The Japanese Empire's occupation of the island resulted in mass killings that lowered the population to less than 600.

Australia pays Nauru to house the immigration detention centre Nauru Regional Processing Centre. A riot broke out at the detention centre in 2013. In 2025, Australia deported three criminals to Nauru, including one murderer, despite none of the three people being citizens of Nauru.

==Law==
Arbitrary arrest and detention are illegal in Nauru. People can only be held for up to 24 hours by police without a hearing before a magistrate. The right to a fair and public trial is enshrined in the Constitution of Nauru.

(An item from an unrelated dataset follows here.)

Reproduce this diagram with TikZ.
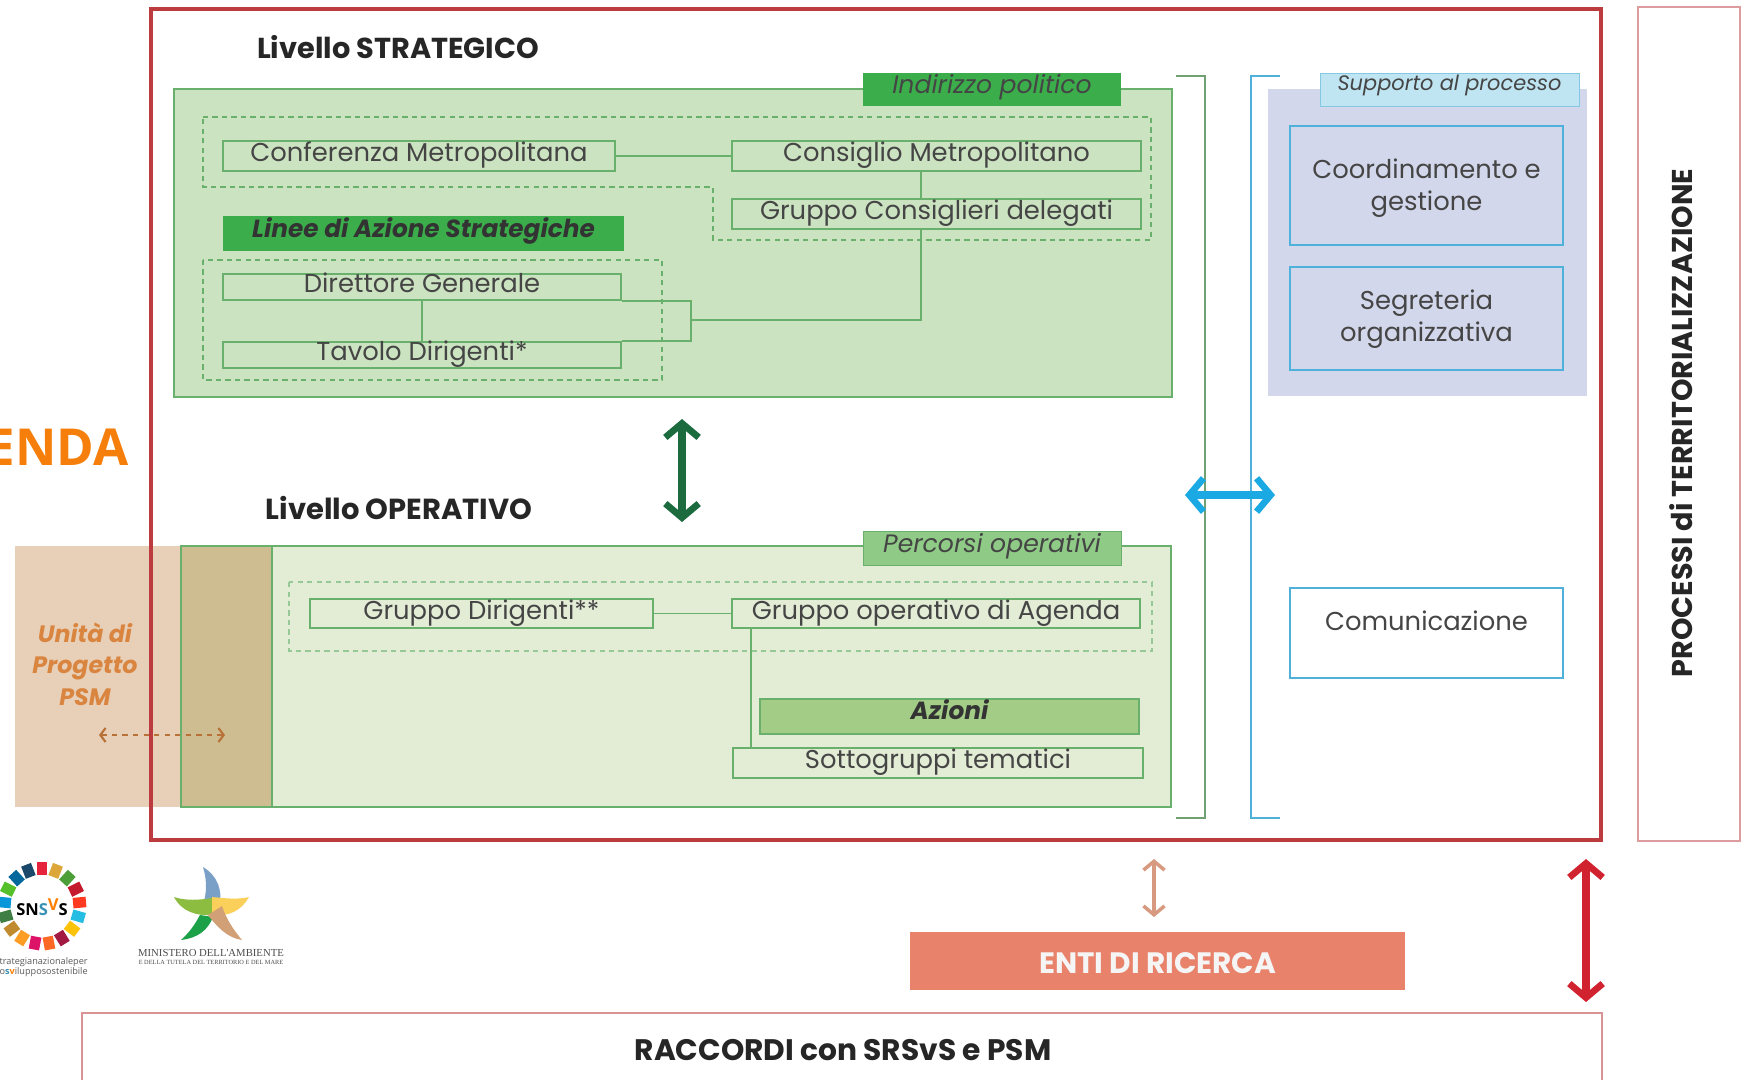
\documentclass[tikz,border=0pt]{standalone}
\usepackage{fontspec}
\usepackage{xcolor}
\setmainfont{Poppins}
\newfontfamily\ministerofont{Liberation Serif}
\newfontfamily\snsfont{Open Sans}
\usetikzlibrary{fit,calc,arrows.meta}
\definecolor{verdeS}{HTML}{CBE3C0}
\definecolor{verdeO}{HTML}{E3EDD6}
\definecolor{bordoV}{HTML}{69B06C}
\definecolor{verdeF}{HTML}{3BAE4B}
\definecolor{verdeM}{HTML}{8FCB86}
\definecolor{verdeA}{HTML}{A3CC87}
\definecolor{verdeD}{HTML}{1C6B3F}
\definecolor{rosso}{HTML}{BC3B3E}
\definecolor{rossoF}{HTML}{D1232F}
\definecolor{pesca}{HTML}{E7CFB8}
\definecolor{cachi}{HTML}{CDBD91}
\definecolor{lavanda}{HTML}{D3D7EB}
\definecolor{azzurro}{HTML}{4FB0D9}
\definecolor{azzurroF}{HTML}{1AA9E3}
\definecolor{celeste}{HTML}{BFE5F2}
\definecolor{salmone}{HTML}{E8826A}
\definecolor{salmoneF}{HTML}{D7997F}
\definecolor{grigioT}{HTML}{454545}
\definecolor{aranU}{HTML}{D9853F}
\definecolor{aranA}{HTML}{F57F0A}
\definecolor{petaloB}{HTML}{7AA0C8}
\definecolor{petaloV}{HTML}{8CBC40}
\definecolor{petaloG}{HTML}{FAD05A}
\definecolor{petaloS}{HTML}{1CA048}
\definecolor{petaloT}{HTML}{D2A076}
\tikzset{
	boxS/.style={draw=bordoV,line width=1pt,inner sep=0pt},
	boxT/.style={draw=azzurro,line width=1.2pt,inner sep=0pt},
	tagV/.style={fill=#1,inner sep=0pt},
	txtS/.style={text=grigioT,font=\fontsize{14.7}{17}\selectfont,text height=.7em,text depth=.05em},
	txtT/.style={text=grigioT,align=center,font=\fontsize{14.7}{18.5}\selectfont},
	txtI/.style={text=grigioT,font=\fontsize{14.3}{17}\itshape\selectfont,text height=.7em,text depth=.2em},
	txtB/.style={text=black!80,font=\fontsize{14.1}{17}\bfseries\itshape\selectfont,text height=.7em,text depth=.2em},
	titolo/.style={text=black!85,font=\fontsize{#1}{20}\bfseries\selectfont},
	dashV/.style={draw=bordoV,line width=1.1pt,dash pattern=on 3pt off 2.4pt},
	linkV/.style={draw=bordoV,line width=1.1pt},
	arrowD/.style={{Straight Barb[length=8pt,width=19pt,line width=3.8pt]}-{Straight Barb[length=8pt,width=19pt,line width=3.8pt]}},
	tile/.style={inner sep=0pt,minimum width=.21cm,minimum height=.26cm},
	petal/.style={fill=#1,draw=none}
}
\begin{document}
\begin{tikzpicture}[x=0.02cm,y=-0.02cm]
	\clip (0,0) rectangle (1753,1079);
	\useasboundingbox (0,0) rectangle (1753,1079);
	\fill[white] (0,0) rectangle (1753,1079);
	% Unita di progetto
	\fill[pesca] (15,546) rectangle (181,807);
	\node[text=aranU,align=center,font=\fontsize{13.5}{18}\bfseries\itshape\selectfont] (unita) at (85,664) {Unità di\\Progetto\\PSM};
	% Livello strategico
	\node[fill=verdeS,draw=bordoV,line width=1.2pt,inner sep=0pt,fit={(174,89) (1172,397)}] (strategico) {};
	\node[titolo=16.4] (titoloS) at (398,47) {Livello STRATEGICO};
	\node[tagV=verdeF,fit={(863,73) (1121,106)},label={[txtI]center:Indirizzo politico}] (indirizzo) {};
	\draw[dashV] (203,117) -- (1151,117) -- (1151,240) -- (713,240) -- (713,187) -- (203,187) -- cycle;
	\draw[dashV] (203,260) rectangle (662,380);
	\node[boxS,fit={(223,141) (615,171)},label={[txtS]center:Conferenza Metropolitana}] (conferenza) {};
	\node[boxS,fit={(732,141) (1141,171)},label={[txtS]center:Consiglio Metropolitano}] (consiglio) {};
	\node[boxS,fit={(732,199) (1141,229)},label={[txtS]center:Gruppo Consiglieri delegati}] (gruppocons) {};
	\node[tagV=verdeF,fit={(223,216) (624,251)},label={[txtB]center:Linee di Azione Strategiche}] (linee) {};
	\node[boxS,fit={(223,274) (621,300)},label={[txtS]center:Direttore Generale}] (direttore) {};
	\node[boxS,fit={(223,342) (621,368)},label={[txtS]center:Tavolo Dirigenti*}] (tavolo) {};
	\coordinate (nodoA) at (691,320);
	\coordinate (nodoB) at (921,320);
	\draw[linkV] (conferenza) -- (consiglio);
	\draw[linkV] (consiglio.south -| nodoB) -- (gruppocons.north -| nodoB);
	\draw[linkV] (direttore) -- (tavolo);
	\draw[linkV] (direttore.south east) -- (nodoA |- direttore.south) -- (nodoA |- tavolo.north) -- (tavolo.north east);
	\draw[linkV] (nodoA) -- (nodoB) -- (gruppocons.south -| nodoB);
	% Livello operativo
	\node[fill=verdeO,draw=bordoV,line width=1.2pt,inner sep=0pt,fit={(181,546) (1171,807)}] (operativo) {};
	\fill[cachi] (181,546) rectangle (272,807);
	\draw[bordoV,line width=1.2pt] (181,546) rectangle (272,807);
	\node[titolo=16.5] (titoloO) at (399,508) {Livello OPERATIVO};
	\node[tagV=verdeM,draw=bordoV,fit={(863,531) (1121,565)},label={[txtI]center:Percorsi operativi}] (percorsi) {};
	\draw[dashV,draw=bordoV!70] (289,582) rectangle (1152,651);
	\node[boxS,fit={(310,599) (653,628)},label={[txtS]center:Gruppo Dirigenti**}] (gruppodir) {};
	\node[boxS,fit={(732,599) (1140,628)},label={[txtS]center:Gruppo operativo di Agenda}] (gruppoop) {};
	\node[tagV=verdeA,draw=bordoV,line width=1.2pt,fit={(760,699) (1139,734)},label={[txtB,text depth=.33em]center:Azioni}] (azioni) {};
	\node[boxS,fit={(733,748) (1143,778)},label={[txtS]center:Sottogruppi tematici}] (sottogruppi) {};
	\coordinate (nodoC) at (751,700);
	\draw[linkV] (gruppodir) -- (gruppoop);
	\draw[linkV] (gruppoop.south -| nodoC) -- (sottogruppi.north -| nodoC);
	% Freccia tratteggiata
	\coordinate (psmA) at (99,735);
	\coordinate (psmB) at (225,735);
	\draw[aranU!85!black,line width=1.2pt,dash pattern=on 3pt off 3pt,{Straight Barb[length=3pt,width=8pt]}-{Straight Barb[length=3pt,width=8pt]}] (psmA) -- (psmB);
	% Cornice
	\draw[rosso,line width=2.4pt] (151,9) rectangle (1601,840);
	\node[draw=rosso!50,line width=.8pt,fit={(1638,7) (1740,841)},inner sep=0pt] (territorio) {};
	\node[rotate=90,titolo=16.3] (testoT) at (1681,423) {PROCESSI di TERRITORIALIZZAZIONE};
	% Supporto al processo
	\fill[lavanda] (1268,89) rectangle (1587,396);
	\node[tagV=celeste,draw=azzurro!70,fit={(1320,73) (1579,106)},label={[txtI,font=\fontsize{11.9}{14}\itshape\selectfont,text depth=.6em]center:Supporto al processo}] (supporto) {};
	\node[boxT,fit={(1290,126) (1563,245)},label={[txtT,yshift=-1.5pt]center:{Coordinamento e\\gestione}}] (coordinamento) {};
	\node[boxT,fit={(1290,267) (1563,370)},label={[txtT,yshift=-.5pt]center:{Segreteria\\organizzativa}}] (segreteria) {};
	\node[boxT,fit={(1290,588) (1563,678)},label={[txtT,yshift=7pt]center:Comunicazione}] (comunicazione) {};
	% Parentesi
	\draw[bordoV!70!gray,line width=1.2pt] (1176,76) -- (1205,76) -- (1205,818) -- (1176,818);
	\draw[azzurro,line width=1.4pt] (1280,76) -- (1251,76) -- (1251,818) -- (1280,818);
	% Frecce doppie
	\coordinate (frA) at (682,419);
	\coordinate (frB) at (682,522);
	\coordinate (frC) at (1185,495);
	\coordinate (frD) at (1275,495);
	\coordinate (frE) at (1154,859);
	\coordinate (frF) at (1154,917);
	\coordinate (frG) at (1586,859);
	\coordinate (frH) at (1586,1002);
	\draw[arrowD,color=verdeD,line width=4.4pt] (frA) -- (frB);
	\draw[arrowD,color=azzurroF,line width=4.4pt] (frC) -- (frD);
	\draw[{Straight Barb[length=5pt,width=12pt,line width=2pt]}-{Straight Barb[length=5pt,width=12pt,line width=2pt]},color=salmoneF,line width=2pt] (frE) -- (frF);
	\draw[arrowD,color=rossoF,line width=4.6pt] (frG) -- (frH);
	% Enti e raccordi
	\node[fill=salmone,inner sep=0pt,fit={(910,932) (1405,990)},label={[titolo=16.8,text=white!92!gray,yshift=-1pt]center:ENTI DI RICERCA}] (enti) {};
	\node[draw=rosso!55,line width=1pt,inner sep=0pt,fit={(82,1013) (1602,1095)}] (raccordi) {};
	\node[titolo=16.9] (testoR) at (843,1050) {RACCORDI con SRSvS e PSM};
	\node[anchor=east,inner sep=0pt,text=aranA,font=\snsfont\fontsize{29}{34}\bfseries\selectfont] (agenda) at (129,447) {ENDA};
	% Logo SNSvS
	\foreach \i/\c in {0/E5243B,1/DDA63A,2/4C9F38,3/C5192D,4/FF3A21,5/26BDE2,6/FCC30B,7/A21942,8/FD6925,9/DD1367,10/FD9D24,11/BF8B2E,12/3F7E44,13/0A97D9,14/56C02B,15/00689D,16/19486A}
	{
		\definecolor{tilecol}{HTML}{\c}
		\node[tile,fill=tilecol,rotate={-(\i*21.18)}] (tile\i) at ($(42,906)+(-90+\i*21.18:37.7)$) {};
	}
	\node[font=\snsfont\fontsize{9.4}{11}\bfseries\selectfont] (sns) at (42,907) {SN\textcolor{cyan!70!black}{S}\raisebox{2.5pt}{\textcolor{orange}{V}}S};
	\node[anchor=east,inner sep=0pt,text=black!65,font=\snsfont\fontsize{5.2}{6}\selectfont] (snsA) at (88,962) {strategianazionaleper};
	\node[anchor=east,inner sep=0pt,text=black!65,font=\snsfont\fontsize{5.2}{6}\selectfont] (snsB) at (88,972) {o\textcolor{cyan!70!black}{\textbf{s}}\textcolor{orange}{\textbf{v}}ilupposostenibile};
	% Logo ministero
	\fill[petal=petaloB] (203,867) .. controls (218,876) and (222,890) .. (220,905) -- (203,905) .. controls (207,892) and (207,880) .. (203,867) -- cycle;
	\fill[petal=petaloV] (174,897) .. controls (186,901) and (200,900) .. (212,898) -- (212,915) .. controls (197,916) and (182,912) .. (174,897) -- cycle;
	\fill[petal=petaloG] (249,897) .. controls (237,900) and (224,898) .. (212,897) -- (212,914) .. controls (228,918) and (242,910) .. (249,897) -- cycle;
	\fill[petal=petaloS] (181,940) .. controls (192,930) and (196,922) .. (200,915) -- (213,917) .. controls (208,930) and (198,938) .. (181,940) -- cycle;
	\fill[petal=petaloT] (222,906) -- (208,915) .. controls (218,928) and (228,938) .. (242,940) .. controls (232,928) and (226,918) .. (222,906) -- cycle;
	\node[font=\ministerofont\fontsize{6.1}{7}\selectfont,text=black!70,inner sep=0pt] (ministeroA) at (211,953) {MINISTERO DELL'AMBIENTE};
	\node[font=\ministerofont\fontsize{3.6}{5}\selectfont,text=black!70,inner sep=0pt] (ministeroB) at (211,962) {E DELLA TUTELA DEL TERRITORIO E DEL MARE};
\end{tikzpicture}
\end{document}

The maximum penalty for rape is twenty-five years. No executions were carried out in Nauru between its independence in 1968, and the abolition of the death penalty in 2016.

==Statistics==
The United States Department of State reported Nauru as a low crime area in 2014. 618 criminal offences were recorded in the first quarter of 2024, with 332 being from traffic offences, 175 being criminal offences, and 111 being vehicle impoundments.